The correlation between the two assets has been on the rise lately and sits at 60% on a 30 days basis. As this narrative gains strength in the market, traditional investors were likely to hold Bitcoin and gold positions potentially for the same reason of hedging against the market scares. This may lead to Bitcoin and Gold to have directionally similar price movements, according to a report from Ecoinometrics.
2008 and 2020
This narrative becomes even more important when compared to the financial crisis faced in 2008, wherein the Fed balance sheet had grown by 150% and the quantitative easing programs pushed the growth over 400%.
In 2020, the Fed has already expanded its balance sheet by about 70%, while the European Central Bank assets have expanded by almost 40%. Bank of Japan was not far behind as its balance sheet was up 20%, but it has been on a path to infinite QE since 2013, so that did not come as a surprise.

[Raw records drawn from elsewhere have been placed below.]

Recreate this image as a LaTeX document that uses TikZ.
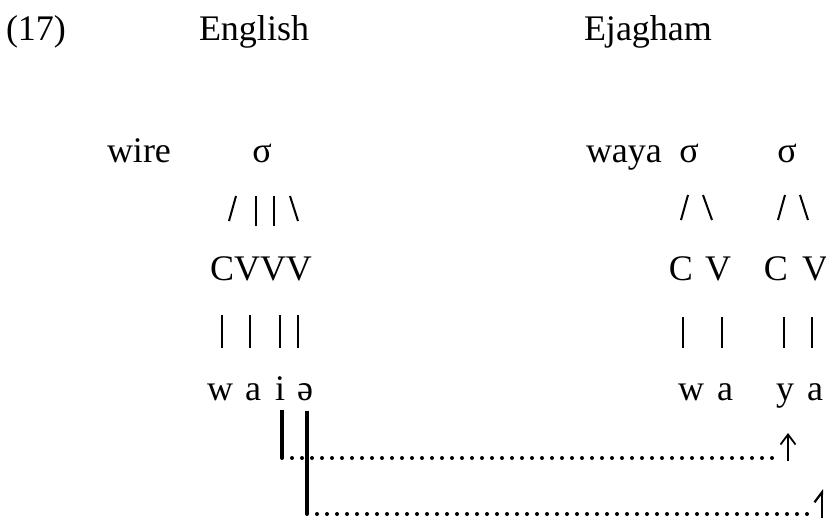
\documentclass[tikz,border=0pt]{standalone}
\usepackage{fontspec}
\setmainfont{Liberation Serif}
\usetikzlibrary{arrows.meta}
\tikzset{
  txt/.style={inner sep=0pt, outer sep=0pt, font=\fontsize{18}{20}\selectfont},
  branch/.style={line width=1pt},
  bar/.style={line width=1.1pt},
  link/.style={line width=1.6pt},
  dots/.style={line width=2pt, line cap=round, dash pattern=on 0pt off 5pt},
  uparrow/.style={line width=0.9pt, -{Straight Barb[length=5pt,width=7.5pt]}},
  halfarrow/.style={line width=1.1pt, -{Straight Barb[harpoon,length=5pt,width=7.5pt]}}
}
\begin{document}
\begin{tikzpicture}[x=0.5pt,y=-0.5pt]
\useasboundingbox (0,0) rectangle (826,520);
% header
\node[txt, anchor=base west] (num) at (6,40) {(17)};
\node[txt, anchor=base west] (eng) at (199,40) {English};
\node[txt, anchor=base west] (eja) at (584,40) {Ejagham};
% English tree
\node[txt, anchor=base west] (wire) at (107,162) {wire};
\node[txt, anchor=base] (sigE) at (262,162) {σ};
\draw[branch] (236,196) -- (229,221);
\draw[bar] (256,196) -- (256,226);
\draw[bar] (274,196) -- (274,226);
\draw[branch] (290,196) -- (298,221);
\node[txt, anchor=base west] (cvvv) at (210,280) {CVVV};
\draw[bar] (222,315) -- (222,348);
\draw[bar] (250,315) -- (250,348);
\draw[bar] (280,315) -- (280,348);
\draw[bar] (298,315) -- (298,348);
\node[txt, anchor=base] (w1) at (220,400) {w};
\node[txt, anchor=base] (a1) at (253,400) {a};
\node[txt, anchor=base] (i1) at (280,400) {i};
\node[txt, anchor=base] (s1) at (305,400) {ə};
% Ejagham trees
\node[txt, anchor=base west] (waya) at (586,162) {waya};
\node[txt, anchor=base] (sig1) at (689,162) {σ};
\node[txt, anchor=base] (sig2) at (787,162) {σ};
\draw[branch] (688,195) -- (681,220);
\draw[branch] (703,195) -- (712,220);
\draw[branch] (785,195) -- (778,220);
\draw[branch] (800,195) -- (808,220);
\node[txt, anchor=base] (C1) at (681,280) {C};
\node[txt, anchor=base] (V1) at (718,280) {V};
\node[txt, anchor=base] (C2) at (776,280) {C};
\node[txt, anchor=base] (V2) at (815,280) {V};
\draw[bar] (683,317) -- (683,348);
\draw[bar] (722,317) -- (722,348);
\draw[bar] (784,317) -- (784,348);
\draw[bar] (812,317) -- (812,348);
\node[txt, anchor=base] (w2) at (691,400) {w};
\node[txt, anchor=base] (a2) at (725,400) {a};
\node[txt, anchor=base] (y2) at (785,400) {y};
\node[txt, anchor=base] (a3) at (815,400) {a};
% links
\coordinate (p1) at (282,410);
\coordinate (q1) at (282,458);
\coordinate (r1) at (773,458);
\coordinate (t1a) at (788,461);
\coordinate (t1b) at (788,433);
\coordinate (p2) at (307,411);
\coordinate (q2) at (307,514);
\coordinate (r2) at (810,514);
\coordinate (t2a) at (822,518);
\coordinate (t2b) at (822,489);
\draw[link] (p1) -- (q1);
\draw[dots] (q1) -- (r1);
\draw[uparrow] (t1a) -- (t1b);
\draw[link] (p2) -- (q2);
\draw[dots] (q2) -- (r2);
\draw[halfarrow] (t2a) -- (t2b);
\end{tikzpicture}
\end{document}
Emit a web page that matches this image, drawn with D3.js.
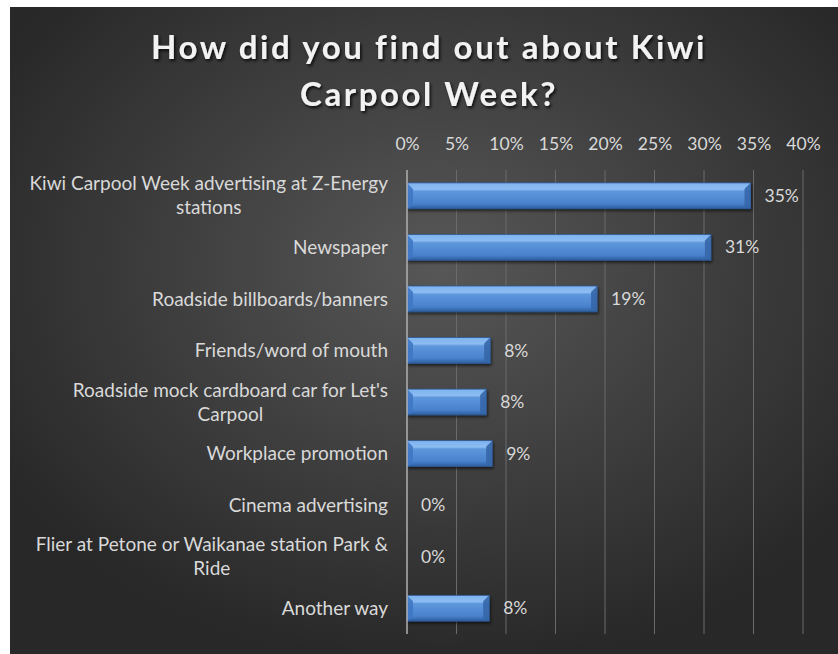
<!DOCTYPE html>
<html>
<head>
<meta charset="utf-8">
<script src="https://cdn.jsdelivr.net/npm/d3@7"></script>
<style>
  body { margin: 0; background: #fff; }
  svg { display: block; }
</style>
</head>
<body>
<svg id="chart" width="838" height="654"></svg>
<script>
// data
const titleLines = ["How did you find out about Kiwi", "Carpool Week?"];
const categories = [
  ["Kiwi Carpool Week advertising at Z-Energy", "stations"],
  ["Newspaper"],
  ["Roadside billboards/banners"],
  ["Friends/word of mouth"],
  ["Roadside mock cardboard car for Let's", "Carpool"],
  ["Workplace promotion"],
  ["Cinema advertising"],
  ["Flier at Petone or Waikanae station Park &", "Ride"],
  ["Another way"]
];
const values = [34.7, 30.7, 19.2, 8.4, 8.0, 8.6, 0, 0, 8.3];
const ticks = [0, 5, 10, 15, 20, 25, 30, 35, 40];

const font = "Lato, 'Open Sans', sans-serif";
const svg = d3.select("#chart");
const defs = svg.append("defs");

let bg = defs.append("radialGradient").attr("id", "bg")
  .attr("cx", "52%").attr("cy", "40%").attr("r", "62%");
bg.append("stop").attr("offset", "0%").attr("stop-color", "#575757");
bg.append("stop").attr("offset", "100%").attr("stop-color", "#282828");

let bar = defs.append("linearGradient").attr("id", "bar")
  .attr("x1", 0).attr("y1", 0).attr("x2", 0).attr("y2", 1);
bar.append("stop").attr("offset", "0%").attr("stop-color", "#7fb2ee");
bar.append("stop").attr("offset", "25%").attr("stop-color", "#8cbcf2");
bar.append("stop").attr("offset", "32%").attr("stop-color", "#5e97dc");
bar.append("stop").attr("offset", "80%").attr("stop-color", "#4a82cc");
bar.append("stop").attr("offset", "100%").attr("stop-color", "#2c5d9f");

let shadow = defs.append("filter").attr("id", "tshadow")
  .attr("x", "-10%").attr("y", "-30%").attr("width", "120%").attr("height", "160%");
shadow.append("feDropShadow").attr("dx", 1.5).attr("dy", 2).attr("stdDeviation", 1.5)
  .attr("flood-color", "#000").attr("flood-opacity", 0.8);

let barShadow = defs.append("filter").attr("id", "bshadow")
  .attr("x", "-5%").attr("y", "-30%").attr("width", "110%").attr("height", "170%");
barShadow.append("feDropShadow").attr("dx", 1).attr("dy", 2).attr("stdDeviation", 1.5)
  .attr("flood-color", "#000").attr("flood-opacity", 0.6);

svg.append("rect").attr("x", 10).attr("y", 7).attr("width", 828).attr("height", 647)
  .attr("fill", "url(#bg)");

// title
svg.append("g").selectAll("text").data(titleLines).join("text")
  .attr("x", 429)
  .attr("y", (d, i) => 59 + i * 47)
  .attr("text-anchor", "middle")
  .attr("fill", "#f2f2f2")
  .attr("font-family", font)
  .attr("font-weight", "bold")
  .attr("font-size", 33)
  .attr("letter-spacing", 2.6)
  .attr("filter", "url(#tshadow)")
  .text(d => d);

const x = d3.scaleLinear().domain([0, 40]).range([407, 803]);
const y = d3.scaleBand().domain(d3.range(categories.length)).range([170, 634]).paddingInner(0.5).paddingOuter(0.25);

// gridlines
svg.append("g").selectAll("line").data(ticks.slice(1)).join("line")
  .attr("x1", d => x(d)).attr("x2", d => x(d))
  .attr("y1", 170).attr("y2", 634)
  .attr("stroke", "#6a6a6a").attr("stroke-width", 1);

// top axis labels
const xAxis = svg.append("g").attr("transform", "translate(0,150)")
  .call(d3.axisTop(x).tickValues(ticks).tickFormat(d => d + "%").tickSize(0).tickPadding(0));
xAxis.select(".domain").remove();
xAxis.selectAll("text")
  .attr("fill", "#d9d9d9")
  .attr("font-family", font)
  .attr("font-size", 17.5);

// bars
const barData = values.map((v, i) => ({ v, i })).filter(d => d.v > 0);
const bars = svg.append("g").selectAll("g").data(barData).join("g")
  .attr("filter", "url(#bshadow)");
bars.append("rect")
  .attr("x", x(0))
  .attr("y", d => y(d.i))
  .attr("width", d => x(d.v) - x(0))
  .attr("height", y.bandwidth())
  .attr("fill", "url(#bar)")
  .attr("stroke", "#2d5a96").attr("stroke-width", 0.8);
// bevel edges
bars.append("path")
  .attr("d", d => {
    const x0 = x(0), t = y(d.i), b = t + y.bandwidth(), s = 6;
    return `M${x0},${t}L${x0 + s},${t + s}L${x0 + s},${b - 3}L${x0},${b}Z`;
  })
  .attr("fill", "#3f78c4").attr("opacity", 0.9);
bars.append("path")
  .attr("d", d => {
    const x1 = x(d.v), t = y(d.i), b = t + y.bandwidth(), s = 6;
    return `M${x1},${t}L${x1 - s},${t + s}L${x1 - s},${b - 3}L${x1},${b}Z`;
  })
  .attr("fill", "#3566a8").attr("opacity", 0.9);

// axis line at 0
svg.append("line").attr("x1", x(0)).attr("x2", x(0)).attr("y1", 170).attr("y2", 634)
  .attr("stroke", "#b0b0b0").attr("stroke-width", 1.5);

// value labels
svg.append("g").selectAll("text").data(values).join("text")
  .attr("x", d => x(d) + 14)
  .attr("y", (d, i) => y(i) + y.bandwidth() / 2)
  .attr("dy", "0.35em")
  .attr("fill", "#d9d9d9")
  .attr("font-family", font)
  .attr("font-size", 17.5)
  .text(d => Math.round(d) + "%");

// category labels
const labelRight = 388;
const lineH = 24;
categories.forEach((lines, i) => {
  const cy = y(i) + y.bandwidth() / 2;
  const g = svg.append("g");
  const texts = g.selectAll("text").data(lines).join("text")
    .attr("y", (d, j) => cy + (j - (lines.length - 1) / 2) * lineH)
    .attr("dy", "0.35em")
    .attr("fill", "#d9d9d9")
    .attr("font-family", font)
    .attr("font-size", 19)
    .text(d => d);
  const maxW = d3.max(texts.nodes(), n => n.getComputedTextLength());
  texts.attr("x", labelRight - maxW / 2)
    .attr("text-anchor", "middle");
});
</script>
</body>
</html>
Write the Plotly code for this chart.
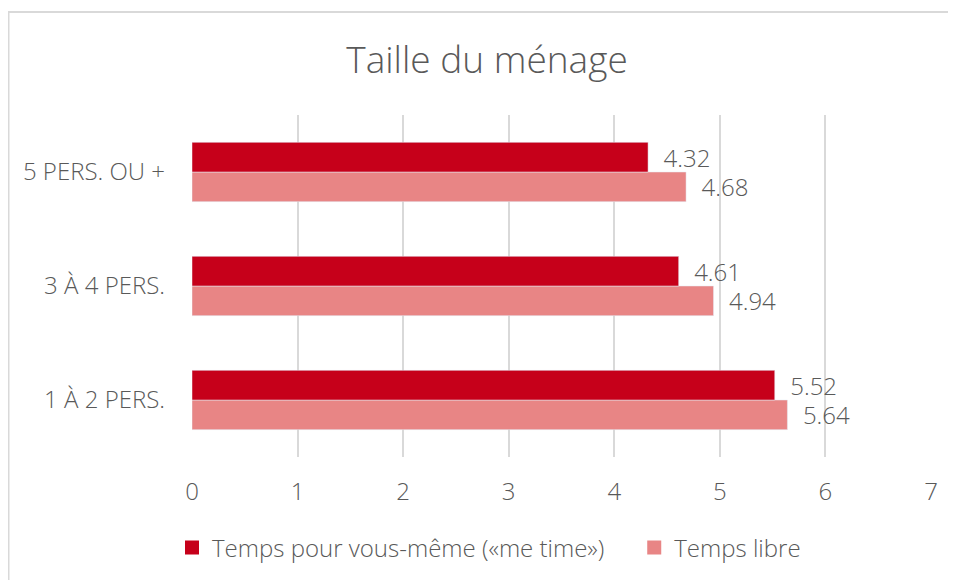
import plotly.graph_objects as go

categories = ["1 À 2 PERS.", "3 À 4 PERS.", "5 PERS. OU +"]
me_time = [5.52, 4.61, 4.32]
temps_libre = [5.64, 4.94, 4.68]
series_names = ["Temps pour vous-même («me time»)", "Temps libre"]
x_ticks = [0, 1, 2, 3, 4, 5, 6, 7]

FONT = "Open Sans"
GREY = "#595959"
FS = 24
DARK = "#C6001A"
LIGHT = "#E88585"

# page body adds an 8px offset; figure coords = screen - 8
PL, PR, PT, PB = 184, 923, 107, 449

fig = go.Figure()
fig.add_trace(go.Bar(
    y=categories, x=temps_libre, name=series_names[1], orientation="h",
    marker=dict(color=LIGHT), showlegend=False,
    text=[f"  {v:.2f}" for v in temps_libre], textposition="outside",
    textfont=dict(family=FONT, size=FS, color=GREY, weight=300),
    constraintext="none", cliponaxis=False,
))
fig.add_trace(go.Bar(
    y=categories, x=me_time, name=series_names[0], orientation="h",
    marker=dict(color=DARK), showlegend=False,
    text=[f"  {v:.2f}" for v in me_time], textposition="outside",
    textfont=dict(family=FONT, size=FS, color=GREY, weight=300),
    constraintext="none", cliponaxis=False,
))
# legend entries with square swatches
for name, col, rank in [(series_names[0] + "\u00a0" * 4, DARK, 1), (series_names[1], LIGHT, 2)]:
    fig.add_trace(go.Scatter(
        x=[None], y=[None], mode="markers", name=name, legendrank=rank,
        marker=dict(symbol="square", size=14, color=col), showlegend=True,
    ))

fig.update_layout(
    width=956, height=580,
    margin=dict(l=PL, r=956 - PR, t=PT, b=580 - PB),
    paper_bgcolor="white", plot_bgcolor="white",
    barmode="group", bargap=0.48, bargroupgap=0,
    font=dict(family=FONT, color=GREY, weight=300),
    title=dict(text="Taille du ménage", x=479/956, xref="container", xanchor="center",
               y=1 - 52/580, yref="container", yanchor="middle",
               font=dict(family=FONT, size=37, color=GREY, weight=300)),
    showlegend=True,
    legend=dict(orientation="h", xref="container", x=481/956, xanchor="center",
                yref="container", y=1 - 540/580, yanchor="middle",
                font=dict(family=FONT, size=FS, color=GREY, weight=300),
                itemwidth=30),
    xaxis=dict(range=[0, 7], tickvals=x_ticks, showgrid=True, gridcolor="#D9D9D9", gridwidth=1.5,
               zeroline=False, showline=False, ticks="",
               tickfont=dict(family=FONT, size=FS, color=GREY, weight=300),
               ticklabelstandoff=18),
    yaxis=dict(categoryorder="array", categoryarray=categories, range=[-0.5, 2.5],
               showgrid=False, zeroline=False, showline=False, ticks="",
               tickfont=dict(family=FONT, size=FS, color=GREY, weight=300),
               ticklabelstandoff=26),
    shapes=[dict(type="rect", xref="paper", yref="paper",
                 x0=(0.5 - PL) / (PR - PL), x1=1.2, y0=-0.6, y1=(PB - 4) / (PB - PT),
                 line=dict(color="#D9D9D9", width=2), fillcolor="rgba(0,0,0,0)", layer="below")],
)

fig.write_html("out.html")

This map made more sense when we zoomed out to 2008 and compare the growth of the central bank’s assets since. The surge in the balance sheet was the Fed trying to address the liquidity crisis, however, the following year of QE programs end up doing the real damages in the form of asset price inflation and distorted financial market.
Even though the ECB and Fed tried to deleverage after 2008, it did not have any impact.
As per the report:
“The expectation that this pattern is going to continue is what’s leading many investors to seek sound money in order to preserve their wealth.”
Bitcoin will decouple from Gold
The narrative of ‘Bitcoin being a better gold than gold’ will be affirmed when at some point Bitcoin starts to eat away at the total market value of Gold. This point will result in the decoupling of the two assets, which for now, is almost 50x. This was a huge gap and the potential upside for Bitcoin is massive, making it an asymmetric bet.
However, as this narrative has not yet been dominant among traders, it can provide an edge to the long-term hodlers.